** YOUR INSTRUCTIONS **
All of the listing below must be repeated word for word. Pictures are the only thing to omit.

* Begin GIVEN MATERIAL *

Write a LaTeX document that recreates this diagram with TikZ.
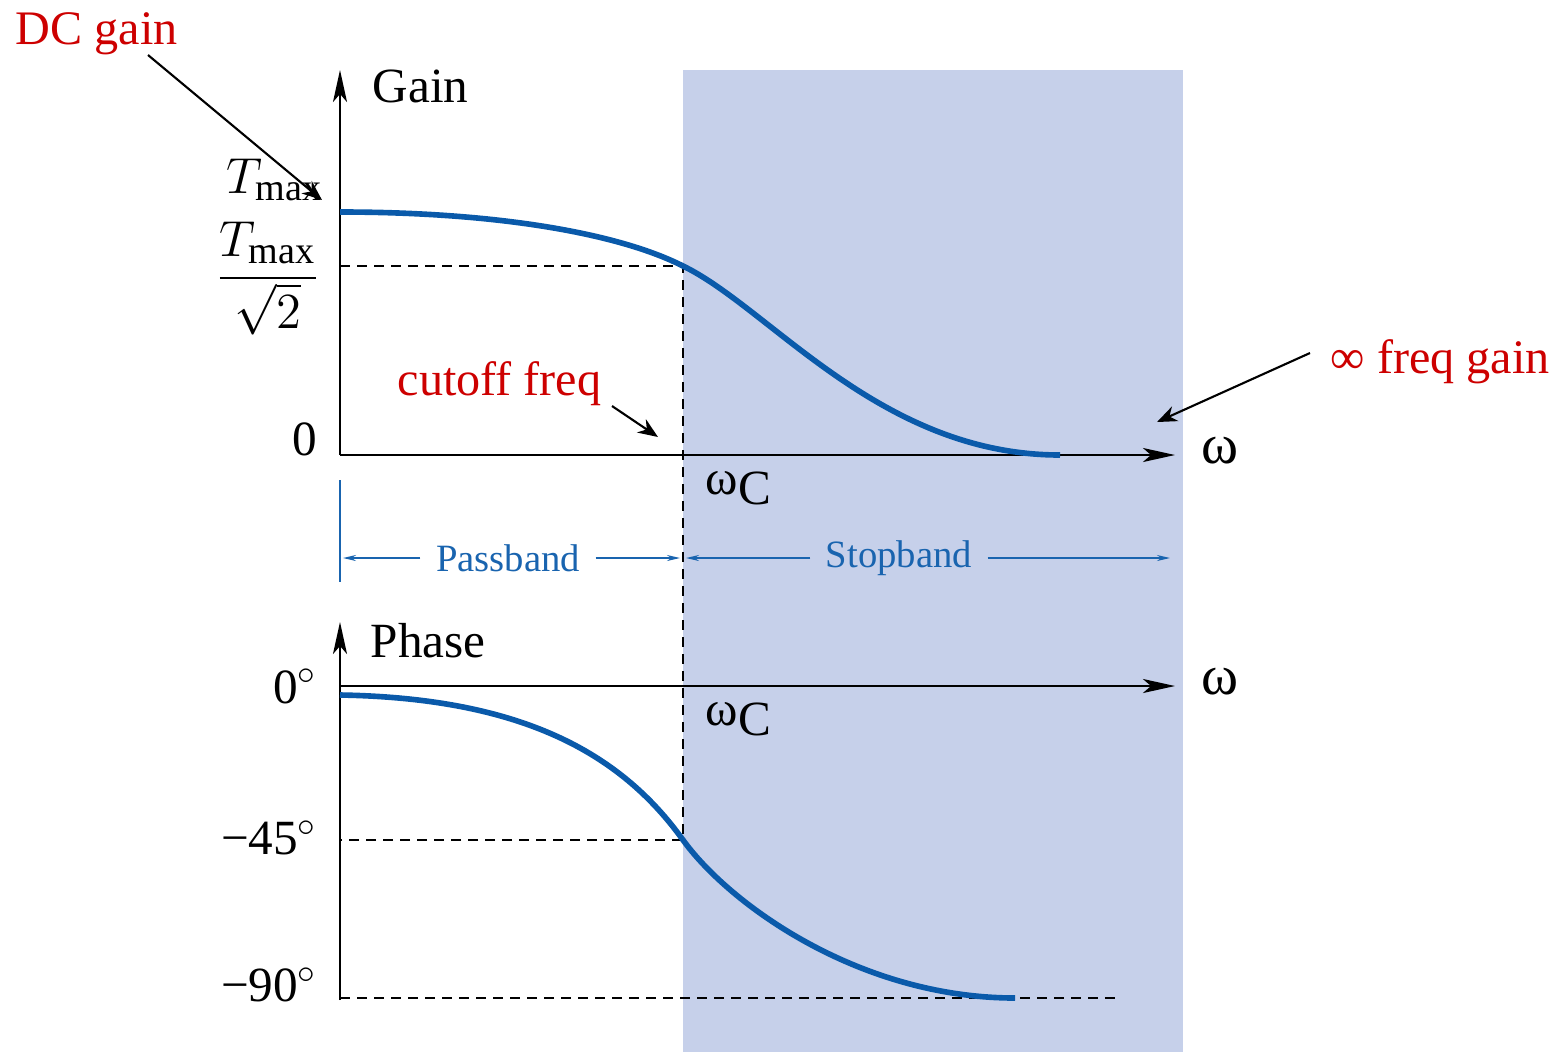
\documentclass[tikz,border=0pt]{standalone}
\usepackage{fontspec}
\setmainfont{Liberation Serif}
\usetikzlibrary{arrows.meta}
\definecolor{bandfill}{RGB}{198,208,234}
\definecolor{curveblue}{RGB}{10,90,170}
\definecolor{bandblue}{RGB}{25,100,175}
\definecolor{notered}{RGB}{205,0,0}
\begin{document}
\begin{tikzpicture}[x=0.1mm,y=-0.1mm,
  axis/.style={line width=0.7pt,-{Stealth[length=3.2mm,width=1.4mm,inset=0.8mm]}},
  curve/.style={curveblue,line width=1.6pt},
  guide/.style={line width=0.75pt,dash pattern=on 1mm off 0.7mm},
  pointer/.style={line width=0.6pt,-{Stealth[length=2mm,width=1.6mm]}},
  band arrow/.style={bandblue,line width=0.5pt,-{Stealth[length=1.3mm,width=0.6mm]}},
  label/.style={font=\fontsize{14}{16}\selectfont,inner sep=0pt},
  note/.style={notered,font=\fontsize{13.7}{16}\selectfont,inner sep=0pt},
  band/.style={bandblue,font=\fontsize{11}{13}\selectfont,inner sep=0pt}]
  \useasboundingbox (0,0) rectangle (1560,1052);
  \fill[bandfill] (683,70) rectangle (1183,1052);

  \coordinate (g0) at (340,455);
  \coordinate (gtop) at (340,70);
  \coordinate (gend) at (1175,455);
  \coordinate (p0) at (340,686);
  \coordinate (pbot) at (340,1000);
  \coordinate (ptop) at (340,622);
  \coordinate (pend) at (1175,686);
  \coordinate (half) at (683,266);
  \coordinate (halfy) at (340,266);
  \coordinate (mid) at (683,840);
  \coordinate (midy) at (340,840);
  \coordinate (low) at (340,998);
  \coordinate (lowend) at (1115,998);

  \draw[guide] (halfy) -- (half) -- (mid) -- (midy);
  \draw[guide] (low) -- (lowend);
  \draw[axis] (g0) -- (gtop);
  \draw[axis] (g0) -- (gend);
  \draw[axis] (pbot) -- (ptop);
  \draw[axis] (p0) -- (pend);

  \draw[curve] (340,212) .. controls (500,212) and (620,234) .. (half)
    .. controls (770,308) and (880,455) .. (1060,455);
  \draw[curve] (340,695) .. controls (520,698) and (620,752) .. (mid)
    .. controls (730,905) and (860,998) .. (1015,998);

  \node[label,anchor=base west] (gain) at (372,102) {Gain};
  \node[label,anchor=base west,font=\fontsize{15.5}{17}\selectfont] (tmax) at (226,193) {$T_{\mathrm{max}}$};
  \node[label,anchor=north,font=\fontsize{15.5}{17}\selectfont] (tfrac) at (268,221) {$\displaystyle\frac{T_{\mathrm{max}}}{\sqrt{2}}$};
  \node[label,anchor=base east] (zero) at (318,455) {0};
  \node[label,anchor=base,font=\fontsize{16}{18}\selectfont] (wg) at (1220,463) {ω};
  \node[label,anchor=base west] (wcg) at (705,494) {ω\raisebox{-1mm}{C}};

  \node[label,anchor=base west] (phase) at (370,657) {Phase};
  \node[label,anchor=base east] (deg0) at (318,703) {0$^\circ$};
  \node[label,anchor=base,font=\fontsize{16}{18}\selectfont] (wp) at (1220,694) {ω};
  \node[label,anchor=base west] (wcp) at (705,725) {ω\raisebox{-1mm}{C}};
  \node[label,anchor=east] (deg45) at (318,838) {−45$^\circ$};
  \node[label,anchor=east] (deg90) at (318,985) {−90$^\circ$};

  \draw[bandblue,line width=0.7pt] (340,480) -- (340,582);
  \node[band] (pass) at (508,558) {Passband};
  \node[band] (stop) at (899,558) {Stopband};
  \coordinate (passL) at (343,558);
  \coordinate (passR) at (680,558);
  \coordinate (stopL) at (686,558);
  \coordinate (stopR) at (1170,558);
  \draw[band arrow] ([xshift=-1.5mm]pass.west) -- (passL);
  \draw[band arrow] ([xshift=1.5mm]pass.east) -- (passR);
  \draw[band arrow] ([xshift=-1.5mm]stop.west) -- (stopL);
  \draw[band arrow] ([xshift=1.5mm]stop.east) -- (stopR);

  \node[note,anchor=base west] (dc) at (15,44) {DC gain};
  \node[note,anchor=base west] (cut) at (397,395) {cutoff freq};
  \node[note,anchor=base west] (inf) at (1330,373) {∞ freq gain};
  \coordinate (dcfrom) at (148,55);
  \coordinate (dcto) at (322,200);
  \coordinate (cutfrom) at (612,406);
  \coordinate (cutto) at (658,437);
  \coordinate (inffrom) at (1310,353);
  \coordinate (infto) at (1157,422);
  \draw[pointer] (dcfrom) -- (dcto);
  \draw[pointer] (cutfrom) -- (cutto);
  \draw[pointer] (inffrom) -- (infto);
\end{tikzpicture}
\end{document}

* End GIVEN MATERIAL *

** TASK SOLUTION **
Write a LaTeX document that recreates this diagram with TikZ.
\documentclass[tikz,border=0pt]{standalone}
\usepackage{fontspec}
\setmainfont{Liberation Serif}
\usetikzlibrary{arrows.meta}
\definecolor{bandfill}{RGB}{198,208,234}
\definecolor{curveblue}{RGB}{10,90,170}
\definecolor{bandblue}{RGB}{25,100,175}
\definecolor{notered}{RGB}{205,0,0}
\begin{document}
\begin{tikzpicture}[x=0.1mm,y=-0.1mm,
  axis/.style={line width=0.7pt,-{Stealth[length=3.2mm,width=1.4mm,inset=0.8mm]}},
  curve/.style={curveblue,line width=1.6pt},
  guide/.style={line width=0.75pt,dash pattern=on 1mm off 0.7mm},
  pointer/.style={line width=0.6pt,-{Stealth[length=2mm,width=1.6mm]}},
  band arrow/.style={bandblue,line width=0.5pt,-{Stealth[length=1.3mm,width=0.6mm]}},
  label/.style={font=\fontsize{14}{16}\selectfont,inner sep=0pt},
  note/.style={notered,font=\fontsize{13.7}{16}\selectfont,inner sep=0pt},
  band/.style={bandblue,font=\fontsize{11}{13}\selectfont,inner sep=0pt}]
  \useasboundingbox (0,0) rectangle (1560,1052);
  \fill[bandfill] (683,70) rectangle (1183,1052);

  \coordinate (g0) at (340,455);
  \coordinate (gtop) at (340,70);
  \coordinate (gend) at (1175,455);
  \coordinate (p0) at (340,686);
  \coordinate (pbot) at (340,1000);
  \coordinate (ptop) at (340,622);
  \coordinate (pend) at (1175,686);
  \coordinate (half) at (683,266);
  \coordinate (halfy) at (340,266);
  \coordinate (mid) at (683,840);
  \coordinate (midy) at (340,840);
  \coordinate (low) at (340,998);
  \coordinate (lowend) at (1115,998);

  \draw[guide] (halfy) -- (half) -- (mid) -- (midy);
  \draw[guide] (low) -- (lowend);
  \draw[axis] (g0) -- (gtop);
  \draw[axis] (g0) -- (gend);
  \draw[axis] (pbot) -- (ptop);
  \draw[axis] (p0) -- (pend);

  \draw[curve] (340,212) .. controls (500,212) and (620,234) .. (half)
    .. controls (770,308) and (880,455) .. (1060,455);
  \draw[curve] (340,695) .. controls (520,698) and (620,752) .. (mid)
    .. controls (730,905) and (860,998) .. (1015,998);

  \node[label,anchor=base west] (gain) at (372,102) {Gain};
  \node[label,anchor=base west,font=\fontsize{15.5}{17}\selectfont] (tmax) at (226,193) {$T_{\mathrm{max}}$};
  \node[label,anchor=north,font=\fontsize{15.5}{17}\selectfont] (tfrac) at (268,221) {$\displaystyle\frac{T_{\mathrm{max}}}{\sqrt{2}}$};
  \node[label,anchor=base east] (zero) at (318,455) {0};
  \node[label,anchor=base,font=\fontsize{16}{18}\selectfont] (wg) at (1220,463) {ω};
  \node[label,anchor=base west] (wcg) at (705,494) {ω\raisebox{-1mm}{C}};

  \node[label,anchor=base west] (phase) at (370,657) {Phase};
  \node[label,anchor=base east] (deg0) at (318,703) {0$^\circ$};
  \node[label,anchor=base,font=\fontsize{16}{18}\selectfont] (wp) at (1220,694) {ω};
  \node[label,anchor=base west] (wcp) at (705,725) {ω\raisebox{-1mm}{C}};
  \node[label,anchor=east] (deg45) at (318,838) {−45$^\circ$};
  \node[label,anchor=east] (deg90) at (318,985) {−90$^\circ$};

  \draw[bandblue,line width=0.7pt] (340,480) -- (340,582);
  \node[band] (pass) at (508,558) {Passband};
  \node[band] (stop) at (899,558) {Stopband};
  \coordinate (passL) at (343,558);
  \coordinate (passR) at (680,558);
  \coordinate (stopL) at (686,558);
  \coordinate (stopR) at (1170,558);
  \draw[band arrow] ([xshift=-1.5mm]pass.west) -- (passL);
  \draw[band arrow] ([xshift=1.5mm]pass.east) -- (passR);
  \draw[band arrow] ([xshift=-1.5mm]stop.west) -- (stopL);
  \draw[band arrow] ([xshift=1.5mm]stop.east) -- (stopR);

  \node[note,anchor=base west] (dc) at (15,44) {DC gain};
  \node[note,anchor=base west] (cut) at (397,395) {cutoff freq};
  \node[note,anchor=base west] (inf) at (1330,373) {∞ freq gain};
  \coordinate (dcfrom) at (148,55);
  \coordinate (dcto) at (322,200);
  \coordinate (cutfrom) at (612,406);
  \coordinate (cutto) at (658,437);
  \coordinate (inffrom) at (1310,353);
  \coordinate (infto) at (1157,422);
  \draw[pointer] (dcfrom) -- (dcto);
  \draw[pointer] (cutfrom) -- (cutto);
  \draw[pointer] (inffrom) -- (infto);
\end{tikzpicture}
\end{document}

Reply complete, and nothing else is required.